Many on both sides understand there is a 'now or never' aspect to the sewer project.  Two senior housing projects have been proposed for about 25 of the 165 acres of Town Center land across the street from the Lansing ballfields on 34B.  The way a sewer district works is that the property owners within the district pay for the construction and maintenance of the sewer.  The more people in the district, the less each parcel has to pay -- the cost is spread out among all of them.

If you don't have dense development it's harder to get the critical mass of units you need to spread the cost enough to make it affordable for everyone in the district.  So the Lansing sewer needs the two projects to bring that number of units up.  Negotiations are being held to get the developers to pay for the units even before they are completed, which makes the project affordable for current residents.

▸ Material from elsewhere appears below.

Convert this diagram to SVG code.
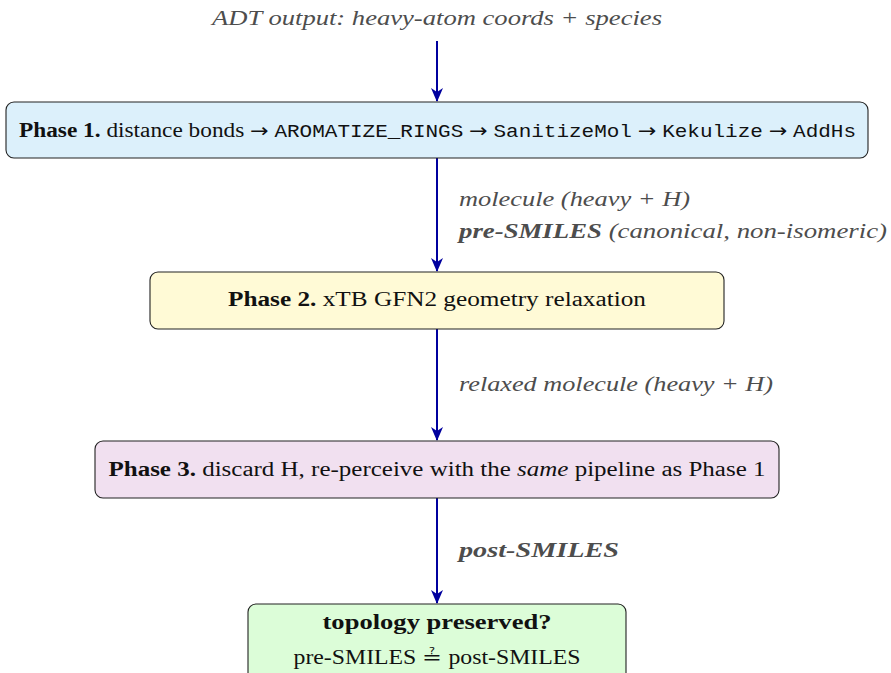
<svg xmlns="http://www.w3.org/2000/svg" width="891" height="673" viewBox="0 0 891 673">
<style>
.box{stroke:#222;stroke-width:1.1}
.t{font-family:"Liberation Serif","Times New Roman",serif;font-size:20px;fill:#111}
.m{font-family:"Liberation Mono","Courier New",monospace;font-size:18px}
.ar{font-family:"DejaVu Sans",sans-serif;font-size:19px}
.lab{font-family:"Liberation Serif","Times New Roman",serif;font-size:20px;font-style:italic;fill:#4d4d4d}
.b{font-weight:bold}
.i{font-style:italic}
.arr{stroke:#00009e;stroke-width:2;fill:none;marker-end:url(#ah)}
</style>
<defs>
<marker id="ah" markerUnits="userSpaceOnUse" markerWidth="14" markerHeight="14" viewBox="0 0 14 14" refX="13" refY="7" orient="auto">
<path d="M0,1 L14,7 L0,13 L4,7 z" fill="#00009e"/>
</marker>
</defs>
<g id="input">
<text class="lab" x="437" y="25" text-anchor="middle" textLength="450" lengthAdjust="spacingAndGlyphs">ADT output: heavy-atom coords + species</text>
</g>
<g id="connectors">
<line class="arr" x1="437" y1="41" x2="437" y2="101"/>
<line class="arr" x1="437" y1="158" x2="437" y2="271"/>
<line class="arr" x1="437" y1="329" x2="437" y2="440"/>
<line class="arr" x1="437" y1="498" x2="437" y2="603"/>
<text class="lab" x="459" y="206" textLength="231" lengthAdjust="spacingAndGlyphs">molecule (heavy + H)</text>
<text class="lab" x="459" y="238" textLength="428" lengthAdjust="spacingAndGlyphs"><tspan class="b">pre-SMILES</tspan> (canonical, non-isomeric)</text>
<text class="lab" x="459" y="391" textLength="314" lengthAdjust="spacingAndGlyphs">relaxed molecule (heavy + H)</text>
<text class="lab b" x="459" y="557" textLength="160" lengthAdjust="spacingAndGlyphs">post-SMILES</text>
</g>
<g id="phase1">
<rect class="box" x="6" y="102" width="862" height="56" rx="8" fill="#dcf0fb"/>
<text class="t" x="19" y="137" textLength="837" lengthAdjust="spacingAndGlyphs"><tspan class="b">Phase 1.</tspan> distance bonds <tspan class="ar">→</tspan> <tspan class="m">AROMATIZE_RINGS</tspan> <tspan class="ar">→</tspan> <tspan class="m">SanitizeMol</tspan> <tspan class="ar">→</tspan> <tspan class="m">Kekulize</tspan> <tspan class="ar">→</tspan> <tspan class="m">AddHs</tspan></text>
</g>
<g id="phase2">
<rect class="box" x="150" y="272" width="574" height="57" rx="8" fill="#fffad6"/>
<text class="t" x="437" y="306" text-anchor="middle" textLength="418" lengthAdjust="spacingAndGlyphs"><tspan class="b">Phase 2.</tspan> xTB GFN2 geometry relaxation</text>
</g>
<g id="phase3">
<rect class="box" x="95" y="441" width="684" height="57" rx="8" fill="#f1e0f0"/>
<text class="t" x="437" y="476" text-anchor="middle" textLength="657" lengthAdjust="spacingAndGlyphs"><tspan class="b">Phase 3.</tspan> discard H, re-perceive with the <tspan class="i">same</tspan> pipeline as Phase 1</text>
</g>
<g id="check">
<rect class="box" x="248" y="604" width="378" height="90" rx="8" fill="#dcfdd8"/>
<text class="t b" x="437" y="629" text-anchor="middle" textLength="229" lengthAdjust="spacingAndGlyphs">topology preserved?</text>
<text class="t" x="437" y="664" text-anchor="middle" textLength="287" lengthAdjust="spacingAndGlyphs">pre-SMILES <tspan>≟</tspan> post-SMILES</text>
</g>
</svg>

Some residents have expressed alarm that the new Town Center will be inundated with seniors, and won't have the diversity of community they envision.  Many have said that affordable housing for young families is desirable, though others say senior housing brings the tax revenue without burdening the schools.

In March NRP Group presented a vision for the entire Town Center.  At the time I thought that while it was more senior-heavy than I expected, it pretty well reflected what Lansing residents were saying they wanted in a town center.  I base that on the Town Center meetings a few years ago that attracted a lot of people interested in having a densely developed mixed use center in the town.

This week the Sewer Committee was told that the Town Council will likely get on board with the sewer proposal and the two senior projects on two conditions: first, that the market rate project move to a different spot, and second that the rest of the Town Center be put up for grabs, allowing any developers to propose projects and also allowing more time for citizen input as to what projects should be accepted.

That's where the no-brainer comes in.  Go forward with the two projects that are going to help make the sewer possible at all.  Then decide what else you want there.  In my opinion the planning for the center has been rushed and is nowhere near complete.  I want to see some stringent guidelines for the retail piece, for example.  What kind of building?  What color?  What facade materials?  Awnings?  All the same or different?  I don't just want a town center.  I want a really nice town center.

Allowing the two projects, birds in the hand, to go forward makes all the other things possible by making the sewer possible.

Tax revenue estimates are very promising for the two projects alone.  If you add more -- a business park, retail, more residential parts -- the sickening loss of tax revenue from the AES Cayuga power plant turns into very little loss, then no loss, then gain.  It takes the giant single egg out of the tax revenue basket and replaces it with lots of little eggs that add up to a healthy, robust community.

So, yeah, negotiate the locations, price of land, who builds the roads, all that stuff.  But make those projects happen so sewer can happen.  Because no sewer, no town center.  That gives Lansing the possibility to build the rest of a town center any way Lansing wants.